PROBLEM — Shown below is a listing with pictures; reproduce exactly, and only, the lines between the ones containing "Clone this chart in Altair." and "79.8, 78.5, 7.0, 5.5, 4.7, 3.4, 2.5, 2.3, 4.4]", inclusive, leaving the pictures out.

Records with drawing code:
___

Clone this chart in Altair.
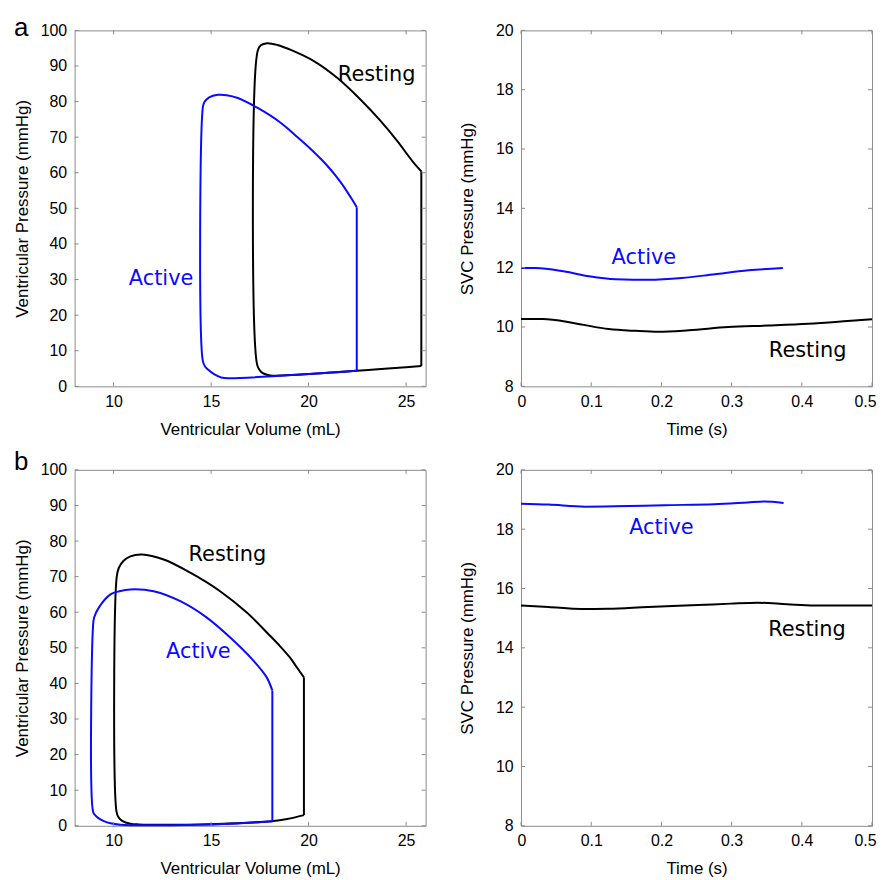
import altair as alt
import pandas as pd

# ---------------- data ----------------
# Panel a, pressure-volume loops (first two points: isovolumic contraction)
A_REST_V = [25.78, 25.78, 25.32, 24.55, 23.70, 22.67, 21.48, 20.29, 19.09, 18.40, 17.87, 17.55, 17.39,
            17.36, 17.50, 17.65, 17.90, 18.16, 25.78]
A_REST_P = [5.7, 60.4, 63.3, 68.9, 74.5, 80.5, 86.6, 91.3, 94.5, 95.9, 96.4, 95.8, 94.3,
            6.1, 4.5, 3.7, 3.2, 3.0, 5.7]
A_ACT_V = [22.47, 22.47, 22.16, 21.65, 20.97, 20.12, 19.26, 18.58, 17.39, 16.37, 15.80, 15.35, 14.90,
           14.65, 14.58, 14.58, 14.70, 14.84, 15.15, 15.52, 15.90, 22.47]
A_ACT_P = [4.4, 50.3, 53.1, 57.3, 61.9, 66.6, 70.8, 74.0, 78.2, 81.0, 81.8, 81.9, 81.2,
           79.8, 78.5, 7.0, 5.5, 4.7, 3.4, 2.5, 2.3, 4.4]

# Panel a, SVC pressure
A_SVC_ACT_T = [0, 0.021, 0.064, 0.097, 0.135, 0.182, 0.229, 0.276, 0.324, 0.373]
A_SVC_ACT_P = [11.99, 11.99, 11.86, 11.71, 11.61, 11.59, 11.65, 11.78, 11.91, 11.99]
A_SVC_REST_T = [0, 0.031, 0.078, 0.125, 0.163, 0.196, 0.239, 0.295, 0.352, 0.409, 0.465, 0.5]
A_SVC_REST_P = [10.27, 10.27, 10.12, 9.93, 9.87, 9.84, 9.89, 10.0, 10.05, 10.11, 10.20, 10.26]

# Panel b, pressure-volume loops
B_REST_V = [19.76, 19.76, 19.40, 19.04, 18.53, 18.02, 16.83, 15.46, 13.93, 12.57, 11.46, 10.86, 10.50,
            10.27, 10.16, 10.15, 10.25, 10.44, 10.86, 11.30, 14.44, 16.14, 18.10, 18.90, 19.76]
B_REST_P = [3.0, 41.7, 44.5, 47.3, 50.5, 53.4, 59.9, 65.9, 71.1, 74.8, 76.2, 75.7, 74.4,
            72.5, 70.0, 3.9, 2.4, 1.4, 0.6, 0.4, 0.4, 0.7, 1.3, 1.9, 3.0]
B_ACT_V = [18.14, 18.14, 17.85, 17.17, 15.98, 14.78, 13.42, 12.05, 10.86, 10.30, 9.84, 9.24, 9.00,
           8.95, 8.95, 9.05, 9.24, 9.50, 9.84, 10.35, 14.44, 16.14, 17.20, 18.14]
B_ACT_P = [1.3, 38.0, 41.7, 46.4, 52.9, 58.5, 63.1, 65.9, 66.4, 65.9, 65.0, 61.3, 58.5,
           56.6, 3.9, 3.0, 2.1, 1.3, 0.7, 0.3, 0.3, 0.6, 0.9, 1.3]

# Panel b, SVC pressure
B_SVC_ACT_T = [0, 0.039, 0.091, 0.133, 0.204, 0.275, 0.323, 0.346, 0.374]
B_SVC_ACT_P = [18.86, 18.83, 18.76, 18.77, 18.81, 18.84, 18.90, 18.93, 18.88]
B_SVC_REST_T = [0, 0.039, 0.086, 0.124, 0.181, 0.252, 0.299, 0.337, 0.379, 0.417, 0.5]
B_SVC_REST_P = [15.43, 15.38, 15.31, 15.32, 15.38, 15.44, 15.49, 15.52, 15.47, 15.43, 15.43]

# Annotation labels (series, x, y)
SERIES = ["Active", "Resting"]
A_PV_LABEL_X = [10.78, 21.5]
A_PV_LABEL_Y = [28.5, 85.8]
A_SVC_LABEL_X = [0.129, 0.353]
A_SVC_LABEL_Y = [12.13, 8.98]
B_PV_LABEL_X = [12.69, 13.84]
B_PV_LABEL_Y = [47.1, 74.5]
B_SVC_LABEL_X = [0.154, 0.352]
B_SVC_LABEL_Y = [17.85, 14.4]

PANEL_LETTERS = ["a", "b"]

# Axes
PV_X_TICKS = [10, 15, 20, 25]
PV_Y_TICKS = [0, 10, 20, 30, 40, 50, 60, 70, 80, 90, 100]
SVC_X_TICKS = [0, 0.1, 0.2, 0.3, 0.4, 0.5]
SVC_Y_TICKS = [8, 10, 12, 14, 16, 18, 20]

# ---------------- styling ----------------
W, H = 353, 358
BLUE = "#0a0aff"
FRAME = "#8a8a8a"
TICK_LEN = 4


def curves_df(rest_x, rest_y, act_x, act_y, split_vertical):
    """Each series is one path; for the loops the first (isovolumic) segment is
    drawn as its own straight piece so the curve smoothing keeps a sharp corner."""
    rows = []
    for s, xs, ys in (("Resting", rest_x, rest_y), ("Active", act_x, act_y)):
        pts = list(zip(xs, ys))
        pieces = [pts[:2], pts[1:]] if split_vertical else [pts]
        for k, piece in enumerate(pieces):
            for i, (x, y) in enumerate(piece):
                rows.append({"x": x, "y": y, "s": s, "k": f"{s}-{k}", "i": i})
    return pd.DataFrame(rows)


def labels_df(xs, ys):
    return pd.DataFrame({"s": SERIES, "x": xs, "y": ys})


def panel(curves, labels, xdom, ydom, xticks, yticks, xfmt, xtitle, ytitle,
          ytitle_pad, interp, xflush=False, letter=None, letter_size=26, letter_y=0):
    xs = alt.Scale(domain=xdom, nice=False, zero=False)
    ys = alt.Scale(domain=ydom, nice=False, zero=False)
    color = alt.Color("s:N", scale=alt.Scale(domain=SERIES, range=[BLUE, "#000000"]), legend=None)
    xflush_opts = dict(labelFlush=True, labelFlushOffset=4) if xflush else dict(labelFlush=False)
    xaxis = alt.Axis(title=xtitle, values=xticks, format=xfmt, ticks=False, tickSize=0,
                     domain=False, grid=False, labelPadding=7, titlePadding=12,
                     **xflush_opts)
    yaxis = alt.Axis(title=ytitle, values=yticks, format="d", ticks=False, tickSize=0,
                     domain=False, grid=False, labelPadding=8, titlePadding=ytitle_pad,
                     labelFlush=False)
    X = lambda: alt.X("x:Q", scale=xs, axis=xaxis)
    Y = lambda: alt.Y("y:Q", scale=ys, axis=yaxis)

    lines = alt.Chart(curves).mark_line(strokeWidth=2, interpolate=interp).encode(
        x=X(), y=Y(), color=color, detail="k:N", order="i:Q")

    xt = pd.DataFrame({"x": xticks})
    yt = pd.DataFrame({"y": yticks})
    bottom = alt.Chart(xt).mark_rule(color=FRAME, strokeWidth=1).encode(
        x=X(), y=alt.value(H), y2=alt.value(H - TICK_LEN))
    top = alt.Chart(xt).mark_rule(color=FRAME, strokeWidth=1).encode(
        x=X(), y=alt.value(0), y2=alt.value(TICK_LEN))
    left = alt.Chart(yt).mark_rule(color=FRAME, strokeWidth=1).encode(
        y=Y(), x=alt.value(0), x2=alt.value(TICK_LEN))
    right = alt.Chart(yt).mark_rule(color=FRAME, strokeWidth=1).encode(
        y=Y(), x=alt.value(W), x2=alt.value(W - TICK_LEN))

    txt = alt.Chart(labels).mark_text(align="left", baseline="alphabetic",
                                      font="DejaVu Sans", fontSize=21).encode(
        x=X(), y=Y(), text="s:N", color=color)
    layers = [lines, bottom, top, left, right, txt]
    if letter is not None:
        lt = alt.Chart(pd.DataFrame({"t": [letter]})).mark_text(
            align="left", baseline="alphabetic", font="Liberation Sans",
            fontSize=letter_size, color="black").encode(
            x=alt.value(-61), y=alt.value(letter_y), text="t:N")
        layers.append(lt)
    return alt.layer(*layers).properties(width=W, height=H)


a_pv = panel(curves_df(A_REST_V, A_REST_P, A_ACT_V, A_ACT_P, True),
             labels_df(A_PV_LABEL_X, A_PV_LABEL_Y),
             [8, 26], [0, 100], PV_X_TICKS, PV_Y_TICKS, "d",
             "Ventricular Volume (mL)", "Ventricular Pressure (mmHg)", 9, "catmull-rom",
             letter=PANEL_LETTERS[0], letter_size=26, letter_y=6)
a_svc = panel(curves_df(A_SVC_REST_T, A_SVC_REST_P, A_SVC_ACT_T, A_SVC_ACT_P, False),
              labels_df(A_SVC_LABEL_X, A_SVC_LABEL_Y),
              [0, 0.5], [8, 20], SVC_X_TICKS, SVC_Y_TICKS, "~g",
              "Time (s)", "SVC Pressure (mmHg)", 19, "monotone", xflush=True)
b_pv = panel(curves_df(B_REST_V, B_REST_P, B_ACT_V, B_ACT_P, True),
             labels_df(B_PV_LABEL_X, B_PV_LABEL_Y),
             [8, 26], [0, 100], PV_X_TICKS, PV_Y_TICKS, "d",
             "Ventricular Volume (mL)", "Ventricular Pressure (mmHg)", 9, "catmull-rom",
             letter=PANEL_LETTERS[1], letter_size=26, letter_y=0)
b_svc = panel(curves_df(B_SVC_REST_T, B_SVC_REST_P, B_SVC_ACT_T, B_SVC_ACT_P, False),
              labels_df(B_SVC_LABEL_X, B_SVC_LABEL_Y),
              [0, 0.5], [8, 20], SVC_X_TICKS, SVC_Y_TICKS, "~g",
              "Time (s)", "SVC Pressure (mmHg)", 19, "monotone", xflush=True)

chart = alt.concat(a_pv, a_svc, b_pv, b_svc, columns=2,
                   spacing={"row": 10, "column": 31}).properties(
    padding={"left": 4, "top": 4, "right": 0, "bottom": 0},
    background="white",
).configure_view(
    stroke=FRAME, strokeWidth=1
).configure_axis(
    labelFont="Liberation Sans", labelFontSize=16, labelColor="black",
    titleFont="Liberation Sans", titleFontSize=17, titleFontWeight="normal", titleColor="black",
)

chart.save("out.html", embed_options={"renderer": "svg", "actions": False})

___

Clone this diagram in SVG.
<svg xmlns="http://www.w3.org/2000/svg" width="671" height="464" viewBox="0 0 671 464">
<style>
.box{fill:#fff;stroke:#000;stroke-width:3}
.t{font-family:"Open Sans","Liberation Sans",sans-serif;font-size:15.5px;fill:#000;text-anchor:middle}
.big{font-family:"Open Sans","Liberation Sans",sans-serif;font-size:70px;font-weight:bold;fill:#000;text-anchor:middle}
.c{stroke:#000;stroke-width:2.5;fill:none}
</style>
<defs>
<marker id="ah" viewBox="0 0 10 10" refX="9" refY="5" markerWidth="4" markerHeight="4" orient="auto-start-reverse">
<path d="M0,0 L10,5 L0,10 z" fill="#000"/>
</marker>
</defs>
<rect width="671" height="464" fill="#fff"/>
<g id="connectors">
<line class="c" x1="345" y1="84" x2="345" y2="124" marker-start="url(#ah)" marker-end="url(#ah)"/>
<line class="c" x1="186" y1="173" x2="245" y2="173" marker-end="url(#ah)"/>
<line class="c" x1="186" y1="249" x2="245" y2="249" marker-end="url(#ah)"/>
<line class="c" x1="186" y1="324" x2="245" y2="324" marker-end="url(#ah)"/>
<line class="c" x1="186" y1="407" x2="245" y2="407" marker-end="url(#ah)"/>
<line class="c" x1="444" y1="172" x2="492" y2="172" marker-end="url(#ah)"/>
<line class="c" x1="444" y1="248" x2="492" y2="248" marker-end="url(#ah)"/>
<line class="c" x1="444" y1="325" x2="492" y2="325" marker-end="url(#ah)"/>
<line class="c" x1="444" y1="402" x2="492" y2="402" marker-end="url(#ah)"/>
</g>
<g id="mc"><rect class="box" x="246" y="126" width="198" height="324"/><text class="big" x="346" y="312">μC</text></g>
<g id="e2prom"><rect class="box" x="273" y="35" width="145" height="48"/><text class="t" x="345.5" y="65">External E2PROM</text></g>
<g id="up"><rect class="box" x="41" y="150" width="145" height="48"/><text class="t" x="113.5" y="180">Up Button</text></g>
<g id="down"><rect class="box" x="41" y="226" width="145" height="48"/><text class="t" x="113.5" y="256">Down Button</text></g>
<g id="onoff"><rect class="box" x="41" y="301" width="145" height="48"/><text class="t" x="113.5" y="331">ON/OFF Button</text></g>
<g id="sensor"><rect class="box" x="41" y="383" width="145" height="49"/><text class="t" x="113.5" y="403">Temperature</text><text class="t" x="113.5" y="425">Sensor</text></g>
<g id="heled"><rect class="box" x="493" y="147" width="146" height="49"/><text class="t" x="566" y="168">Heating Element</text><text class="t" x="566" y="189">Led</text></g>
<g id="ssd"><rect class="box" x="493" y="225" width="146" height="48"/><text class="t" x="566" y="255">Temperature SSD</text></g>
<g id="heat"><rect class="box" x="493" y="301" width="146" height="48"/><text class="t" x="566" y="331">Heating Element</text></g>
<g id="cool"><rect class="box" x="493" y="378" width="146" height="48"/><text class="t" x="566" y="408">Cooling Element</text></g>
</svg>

___

ANSWER FOR THE TASK —
Clone this chart in Altair.
import altair as alt
import pandas as pd

# ---------------- data ----------------
# Panel a, pressure-volume loops (first two points: isovolumic contraction)
A_REST_V = [25.78, 25.78, 25.32, 24.55, 23.70, 22.67, 21.48, 20.29, 19.09, 18.40, 17.87, 17.55, 17.39,
            17.36, 17.50, 17.65, 17.90, 18.16, 25.78]
A_REST_P = [5.7, 60.4, 63.3, 68.9, 74.5, 80.5, 86.6, 91.3, 94.5, 95.9, 96.4, 95.8, 94.3,
            6.1, 4.5, 3.7, 3.2, 3.0, 5.7]
A_ACT_V = [22.47, 22.47, 22.16, 21.65, 20.97, 20.12, 19.26, 18.58, 17.39, 16.37, 15.80, 15.35, 14.90,
           14.65, 14.58, 14.58, 14.70, 14.84, 15.15, 15.52, 15.90, 22.47]
A_ACT_P = [4.4, 50.3, 53.1, 57.3, 61.9, 66.6, 70.8, 74.0, 78.2, 81.0, 81.8, 81.9, 81.2,
           79.8, 78.5, 7.0, 5.5, 4.7, 3.4, 2.5, 2.3, 4.4]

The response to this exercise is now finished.